5 Summary and conclusions

This paper primarily investigates how income inequality and poverty differ among rural farmers as a result of inhabiting various agro-ecological zones and what factors are responsible for the differences in their economic welfare. It uses a countrywide representative data on Ghana and various analytical methods to distinguish between the effects of agro-ecological zones, income and crop diversities among other factors on income inequality and poverty levels at the middle from the upper and the lower ends of the distributions of their welfare indicators. On the whole, this study has demonstrated that agro-ecological-based diversities, e.g. income and drop diversities, have some distributional effects on poverty and income inequality among rural farmers. The analyses have shown that the income inequality indices have some relationship with both the income and the crop diversity indices, such that a lower crop diversity index per the zones corresponds with a greater income inequality, and also a lower income diversity implies a higher income inequality. Thus, the paper has provided and empirical evidence that a rise in crop and income diversities could lead to lowering income inequality among rural farmers. In other words, the analyses have established that a rise in both income and crop diversities leads to a reduction in income inequality among the rural farmers, but crop diversity seems to have a greater impact. In general, the evidence provided in this study suggests that as policy-makers target reducing income inequality in rural farm sector by agro-ecological zones, much attention must be paid to disparities in income and crop diversities within and between the zones.

The findings suggest that as rural farm households try to improve their economic welfare by increasingly diversifying their income sources, they end up being poorer and this has been prior confirmed by some other studies. However, contrarily, the analyses have revealed that the farm households with larger crop diversity experience lower levels of poverty, meaning that the poorer farmers might be diversifying into cultivating multiple crops as the wealthier ones diversify their income sources, for instance, farmers dwelling in the savannah and the coastal areas, respectively. In addition, the paper has provided evidence that farmers holding medium- and large-scale farms are less poor than smallholders. This can be attributed to the fact that differences in farm sizes might lead to income inequality among the farmers and therefore, a greater poverty among the rural households with small farms which could be associated with a lower income diversity, since it has been asserted that nonfarm income sources are more prevalent among the wealthier households. We, therefore, find the rural farmers located in both the savannah and forest areas to be in a greater poverty than being located in the coastal zones, and it is obvious that the agro-ecological locations, income and crop diversities have some effects of the rural farm poverty and income inequality dispersions.

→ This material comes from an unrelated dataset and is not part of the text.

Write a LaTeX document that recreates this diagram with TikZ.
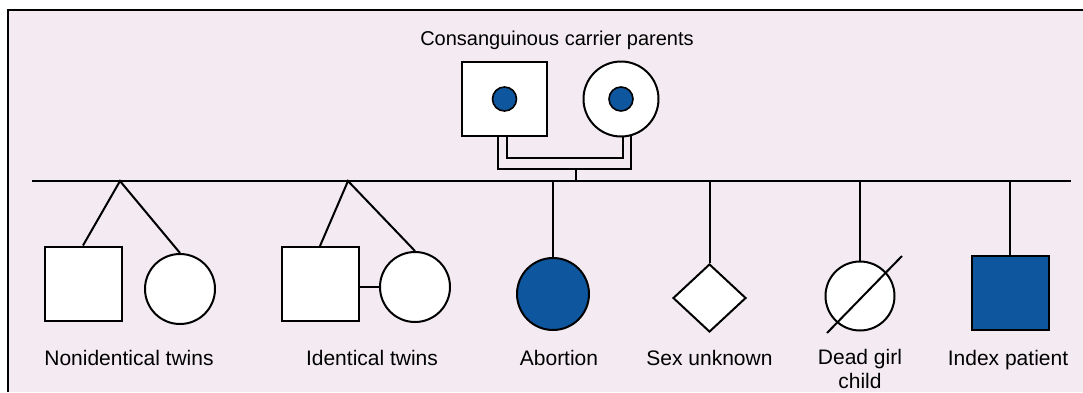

Finally, the findings suggest that intra-zonal disparities are the main sources of income inequality and poverty. The implication is that in order to take more rural farm households out of poverty, a greater attention must be given to reducing inequality within and between the zones. Also, households’ access to the national electricity grid infrastructure must be extended to poorer households. The paper recommends that policymakers in an attempt to reduce income inequality in the rural farm sector must pay attention to diversity in the agro-ecological environments, occupational dynamics, gender, accessible infrastructure in addition to changes in the diversities of crops production and income sources adopted by the farm households. The paper proposed tailored poverty alleviation policies for various classes of poverty, from the poorest to the least of the poor in order to cover every sect of rural farm households. Also, it is recommended that crop diversification must be intensified in the poorer rural areas, e.g. the savannah zones, whereas income diversification should be increased in the less poor areas, e.g. the coastal zones for more effective poverty reductions.